▶ PROMPT: Please, without the pictures, retype exactly the lines from the start of the material through the line that holds "import matplotlib.pyplot as plt".

▶ DATA:
>> Begin

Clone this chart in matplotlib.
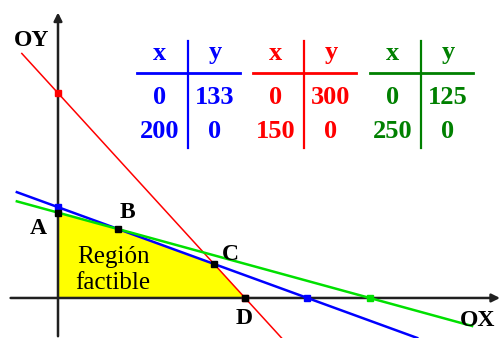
import numpy as np
import matplotlib
matplotlib.use("Agg")
import matplotlib.pyplot as plt

# Constraint lines, each given by its axis intercepts (x-intercept, y-intercept)
line_names = ["blue", "red", "green"]
x_intercepts = [200, 150, 250]
y_intercepts = [133, 300, 125]
line_colors = ["#0000ff", "#ff0000", "#00e000"]
table_colors = ["#0000ff", "#ff0000", "#008000"]
line_widths = [1.8, 1.1, 1.8]

vertex_labels = ["A", "B", "C", "D"]
region_label = "Región\nfactible"

W, H = 500, 338
fig = plt.figure(figsize=(W / 100, H / 100), dpi=100)
ax = fig.add_axes([0, 0, 1, 1])
ax.set_xlim(-46.5, 354.4)
ax.set_ylim(-58.6, 436.3)
ax.axis("off")

def px(x, y):
    return x / W, 1 - y / H

serif = ["Liberation Serif", "DejaVu Serif"]

def line_y(i, x):
    return y_intercepts[i] * (1 - np.asarray(x, dtype=float) / x_intercepts[i])

# feasible region: below all three lines, in the first quadrant
xr = np.linspace(0, min(x_intercepts), 600)
env = np.min([line_y(i, xr) for i in range(3)], axis=0)
ax.fill_between(xr, 0, env, color="#ffff00", zorder=1, linewidth=0)

# axes with arrows
ax.annotate("", xy=(354.4, 0), xytext=(-38, 0),
            arrowprops=dict(arrowstyle="-|>", color="#202020", lw=1.8,
                            mutation_scale=12, shrinkA=0, shrinkB=0), zorder=2)
ax.annotate("", xy=(0, 418), xytext=(0, -56),
            arrowprops=dict(arrowstyle="-|>", color="#202020", lw=1.8,
                            mutation_scale=12, shrinkA=0, shrinkB=0), zorder=2)

# constraint lines
x_ends = [(-33, 288), (-29, 180), (-33, 332)]
for i in range(3):
    xs = np.array(x_ends[i], dtype=float)
    ax.plot(xs, line_y(i, xs), color=line_colors[i], lw=line_widths[i], zorder=3)
    # intercept markers
    ax.plot([x_intercepts[i]], [0], "s", color=line_colors[i], ms=4, zorder=4)
ax.plot([0], [y_intercepts[0]], "s", color=line_colors[0], ms=4, zorder=4)
ax.plot([0], [y_intercepts[1]], "s", color=line_colors[1], ms=4, zorder=4)

def intersect(i, j):
    # solve x/a_i + y/b_i = 1 and x/a_j + y/b_j = 1
    A = np.array([[1 / x_intercepts[i], 1 / y_intercepts[i]],
                  [1 / x_intercepts[j], 1 / y_intercepts[j]]])
    return np.linalg.solve(A, np.ones(2))

vA = (0, y_intercepts[2])
vB = intersect(0, 2)
vC = intersect(0, 1)
vD = (x_intercepts[1], 0)
verts = [vA, vB, vC, vD]
for v in verts:
    ax.plot([v[0]], [v[1]], "s", color="black", ms=4.5, zorder=5)

lab_pos = [(38, 229), (127, 213), (230, 254), (244, 318)]
for lab, (x, y) in zip(vertex_labels, lab_pos):
    fig.text(*px(x, y), lab, fontsize=17, fontweight="bold", family=serif,
             ha="center", va="center")

fig.text(*px(113, 270), region_label, fontsize=18, family=serif,
         ha="center", va="center", linespacing=1.25)

fig.text(*px(32, 40), "OY", fontsize=17, fontweight="bold", family=serif,
         ha="center", va="center")
fig.text(*px(478, 321), "OX", fontsize=17, fontweight="bold", family=serif,
         ha="center", va="center")

# value tables for each line
table_left = [137, 253, 370]
tw = 103
for i in range(3):
    x0 = table_left[i]
    xm = x0 + 51
    c = table_colors[i]
    fig.add_artist(plt.Line2D([x0 / W, (x0 + tw) / W], [1 - 73 / H, 1 - 73 / H],
                              color=c, lw=2))
    fig.add_artist(plt.Line2D([xm / W, xm / W], [1 - 41 / H, 1 - 148 / H],
                              color=c, lw=1.6))
    cx, cy = x0 + 23, xm + 27
    rows = [("x", "y"),
            ("0", str(y_intercepts[i])),
            (str(x_intercepts[i]), "0")]
    ys = [53, 97, 132]
    for (a, b), y in zip(rows, ys):
        fig.text(*px(cx, y), a, fontsize=19, fontweight="bold", family=serif,
                 color=c, ha="center", va="center")
        fig.text(*px(cy, y), b, fontsize=19, fontweight="bold", family=serif,
                 color=c, ha="center", va="center")

fig.savefig("out.png", dpi=100)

>> End

▶ TASK OUTPUT:
Clone this chart in matplotlib.
import numpy as np
import matplotlib
matplotlib.use("Agg")
import matplotlib.pyplot as plt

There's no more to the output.